Waiting Until Yesterday Is Here
Another reply to Bruce on this whole BPDM/BPMN debate. Yes, Bruce, I think this issue has very little to do with XML, BPDM or BPMN. I think this issue strikes to the heart of the matter: BPM is disruptive. Powerful, entrenched, legacy vendors don't like disruption. BPDM and the concepts inside BPDM are the most transformative of anything the BPM technology industry has seen so far. This is a chess game that's being played, not checkers...
Bruce,
No matter how you spin it, IBM/SAP/Oracle interests are offering up a new XML representation limited to, basically, what BPMN did four years ago. Why is that, Bruce? Why are we debating "how best to stand still" instead of "how can we get all this brainpower from IBM, SAP, Oracle, Lombardi, Mega, etc." together to extend BPMN to cover all the great business power in BPDM? Instead, IBM/SAP/Oracle are spending their time making sure the BPMN spec stands still, so that we're all, as Tom Waits put it, "waiting until yesterday is here."
I've come to the conclusion that this shift in power of process application development inside end-user companies is such a major change that the vested interests of IBM/SAP/Oracle will fight it. This is a change on par with what happened in the '80's as we moved to desktop computing. It's not some big conspiracy theory I'm advocating... it's just business. BPM is about changing the way business runs, using model-driven technology as the prime enabler of this change, and integrating real business people into a radically different software development life-cycle. Vendors who have billions of dollars invested and at stake have no interest in disruptive changes to the SDLC. They have an interest in the status quo.
Most of the elements of BPDM that are so "hard" are, in fact, elements that have always been planned for notation in future BPMN versions, like choreography. These have been discussed for BPMN since the BPMI.org days! So why is there so much push-back? Why aren't we having a very different debate? For example, it would be more interesting to me if the question was "how can we accelerate the choreography concepts of BPDM into the BPMN notation?"
But we're not having that debate. We're not using these 18 months (that's how long BPMN 2.0 will take, start to finish) to push the notation radically forward. We've got a lot of smart people arguing over a metamodel - again! We're wasting time - again! Why not leverage work that's been done (BPDM) instead of wasting time proposing yet another metamodel?

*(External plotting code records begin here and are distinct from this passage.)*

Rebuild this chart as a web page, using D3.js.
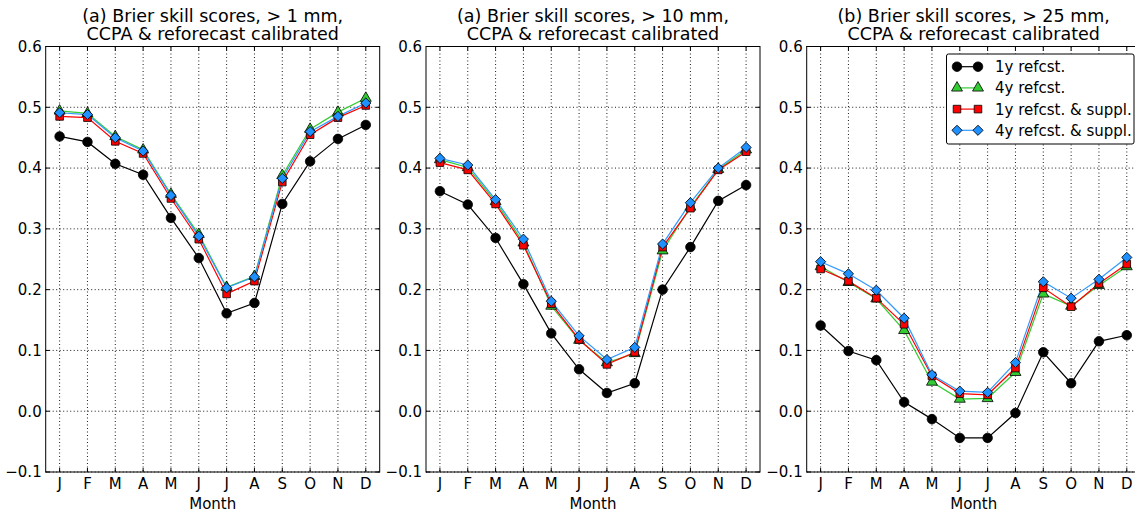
<!DOCTYPE html>
<html><head><meta charset="utf-8">
<script src="https://cdn.jsdelivr.net/npm/d3@7"></script>
<style>body{margin:0;background:#fff}svg{display:block;font-family:"DejaVu Sans",sans-serif}</style>
</head><body><svg id="c" width="1135" height="513"></svg>
<script>
const months = ["J","F","M","A","M","J","J","A","S","O","N","D"];
const yTicks = [-0.1,0.0,0.1,0.2,0.3,0.4,0.5,0.6];
const titles = [
  ["(a) Brier skill scores, > 1 mm,","CCPA & reforecast calibrated"],
  ["(a) Brier skill scores, > 10 mm,","CCPA & reforecast calibrated"],
  ["(b) Brier skill scores, > 25 mm,","CCPA & reforecast calibrated"]
];
const seriesNames = ["1y refcst.","4y refcst.","1y refcst. & suppl.","4y refcst. & suppl."];
// panel 1: > 1 mm
const p1_1y  = [0.452,0.443,0.407,0.389,0.318,0.252,0.161,0.178,0.341,0.411,0.448,0.471];
const p1_4y  = [0.494,0.490,0.452,0.430,0.357,0.291,0.204,0.222,0.388,0.464,0.492,0.515];
const p1_1ys = [0.485,0.483,0.444,0.424,0.350,0.283,0.193,0.214,0.377,0.455,0.483,0.503];
const p1_4ys = [0.491,0.488,0.450,0.428,0.355,0.288,0.203,0.221,0.383,0.460,0.485,0.507];
// panel 2: > 10 mm
const p2_1y  = [0.362,0.340,0.285,0.209,0.128,0.069,0.030,0.046,0.200,0.270,0.346,0.372];
const p2_4y  = [0.414,0.401,0.345,0.277,0.173,0.117,0.080,0.095,0.264,0.336,0.398,0.430];
const p2_1ys = [0.409,0.397,0.341,0.273,0.177,0.118,0.077,0.097,0.270,0.334,0.397,0.427];
const p2_4ys = [0.416,0.405,0.348,0.283,0.181,0.124,0.085,0.105,0.275,0.343,0.400,0.434];
// panel 3: > 25 mm
const p3_1y  = [0.141,0.099,0.084,0.015,-0.013,-0.044,-0.044,-0.003,0.097,0.046,0.115,0.125];
const p3_4y  = [0.238,0.212,0.185,0.133,0.048,0.020,0.021,0.064,0.193,0.173,0.207,0.238];
const p3_1ys = [0.234,0.214,0.186,0.143,0.058,0.029,0.027,0.071,0.203,0.172,0.210,0.242];
const p3_4ys = [0.246,0.226,0.199,0.153,0.060,0.033,0.031,0.080,0.213,0.186,0.217,0.253];

const panelData = [[p1_1y,p1_4y,p1_1ys,p1_4ys],[p2_1y,p2_4y,p2_1ys,p2_4ys],[p3_1y,p3_4y,p3_1ys,p3_4ys]];
const lineColors = ["#000000","#33cc33","#ff0000","#3399ff"];
const fillColors = ["#000000","#33cc33","#ff0000","#1e90ff"];
const symbols = [d3.symbolCircle,d3.symbolTriangle,d3.symbolSquare,d3.symbolSquare];
const symSizes = [72,52,58,52];

const svg = d3.select("#c");
const lefts = [45.7,426,806.7];
const W = 334, plotTop = 46.5, plotBottom = 472;
const fmt = v => (v<0?"\u2212":"")+Math.abs(v).toFixed(1);

function marker(g, i, x, y){
  g.append("path").attr("d", d3.symbol().type(symbols[i]).size(symSizes[i])())
   .attr("transform", `translate(${x},${y})`+(i===3?" rotate(45)":""))
   .attr("fill", fillColors[i]).attr("stroke","#000").attr("stroke-width",0.8);
}

lefts.forEach((L,p)=>{
  const x = d3.scaleLinear().domain([0.5,12.5]).range([L,L+W]);
  const y = d3.scaleLinear().domain([-0.1,0.6]).range([plotBottom,plotTop]);
  const g = svg.append("g");
  const clipId = "clip"+p;
  svg.append("clipPath").attr("id",clipId).append("rect").attr("x",L-6).attr("y",plotTop-6).attr("width",W+12).attr("height",plotBottom-plotTop+12);
  // grid
  const grid = g.append("g").attr("stroke","#000").attr("stroke-width",0.9).attr("stroke-dasharray","1,2.5");
  months.forEach((m,i)=>grid.append("line").attr("x1",x(i+1)).attr("x2",x(i+1)).attr("y1",plotTop).attr("y2",plotBottom));
  yTicks.forEach(t=>grid.append("line").attr("x1",L).attr("x2",L+W).attr("y1",y(t)).attr("y2",y(t)));
  // ticks inward
  const tk = g.append("g").attr("stroke","#000").attr("stroke-width",1);
  months.forEach((m,i)=>{
    tk.append("line").attr("x1",x(i+1)).attr("x2",x(i+1)).attr("y1",plotBottom).attr("y2",plotBottom-4);
    tk.append("line").attr("x1",x(i+1)).attr("x2",x(i+1)).attr("y1",plotTop).attr("y2",plotTop+4);
  });
  yTicks.forEach(t=>{
    tk.append("line").attr("x1",L).attr("x2",L+4).attr("y1",y(t)).attr("y2",y(t));
    tk.append("line").attr("x1",L+W).attr("x2",L+W-4).attr("y1",y(t)).attr("y2",y(t));
  });
  // series
  const dg = g.append("g").attr("clip-path",`url(#${clipId})`);
  panelData[p].forEach((vals,si)=>{
    dg.append("path").datum(vals)
      .attr("d", d3.line().x((d,i)=>x(i+1)).y(d=>y(d)))
      .attr("fill","none").attr("stroke",lineColors[si]).attr("stroke-width",1.2);
  });
  panelData[p].forEach((vals,si)=>{
    vals.forEach((v,i)=>marker(dg,si,x(i+1),y(v)));
  });
  // frame
  g.append("rect").attr("x",L).attr("y",plotTop).attr("width",W).attr("height",plotBottom-plotTop)
    .attr("fill","none").attr("stroke","#000").attr("stroke-width",1);
  // tick labels
  yTicks.forEach(t=>g.append("text").attr("x",L-4).attr("y",y(t)).attr("dy","0.36em")
    .attr("text-anchor","end").attr("font-size",15).text(fmt(t)));
  months.forEach((m,i)=>g.append("text").attr("x",x(i+1)).attr("y",plotBottom+17).attr("text-anchor","middle")
    .attr("font-size",15).text(m));
  g.append("text").attr("x",L+W/2).attr("y",plotBottom+37).attr("text-anchor","middle").attr("font-size",15).text("Month");
  titles[p].forEach((t,k)=>g.append("text").attr("x",L+W/2).attr("y",22+k*18).attr("text-anchor","middle")
    .attr("font-size",17.5).text(t));
  // legend
  if(p===2){
    const lg = g.append("g");
    lg.append("rect").attr("x",946.5).attr("y",54).attr("width",187.5).attr("height",90).attr("rx",2)
      .attr("fill","#fff").attr("stroke","#000").attr("stroke-width",1);
    seriesNames.forEach((n,si)=>{
      const yy = 66.7 + si*21.2;
      lg.append("line").attr("x1",957).attr("x2",978).attr("y1",yy).attr("y2",yy).attr("stroke",lineColors[si]).attr("stroke-width",1.2);
      marker(lg,si,957,yy); marker(lg,si,978,yy);
      lg.append("text").attr("x",995).attr("y",yy).attr("dy","0.36em").attr("font-size",15).text(n);
    });
  }
});
</script></body></html>
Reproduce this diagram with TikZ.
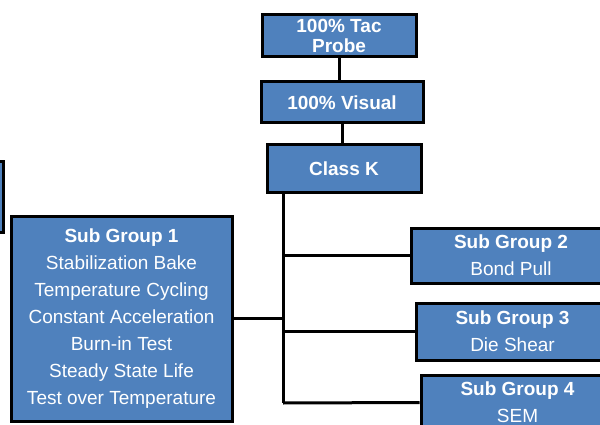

Those of us "on the BPDM side" want to change how businesses are modeled. We want to move business modeling forward. Why would we spend 18 months doing what can be done today perfectly well with BPMN and XPDL. If IBM/SAP/Oracle are really serious about easy-to-use serialization, then why don't they simply do this: release your BPMN tools today and have them serialize using XPDL. You can do that today. It's easy. I'll put this link in so their developers can easily find it. If IBM/SAP/Oracle adopted this serialization mechanism, it would be the standard, no question.
Instead they're stealing time... trying to get us to wait until yesterday gets here.
The power move is to embrace the concepts in the BPDM specification, and design a more powerful notation for them, while also embracing all the existing elements of BPMN. That's a notation worthy of our best efforts.
Whether we bite off the complexity of BPDM today, or in the future, we will have to bite it off. It's not the mechanics of BPDM that are scaring IBM/SAP/Oracle, it's the concepts. And those concepts - powerful business concepts - will prevail, it's just a matter of time. I'd prefer to accelerate the change, they'd prefer to slow time down, to wait until yesterday comes.
But don't be fooled as to the issue: this isn't about XML, it's about strategy. It's about BPM.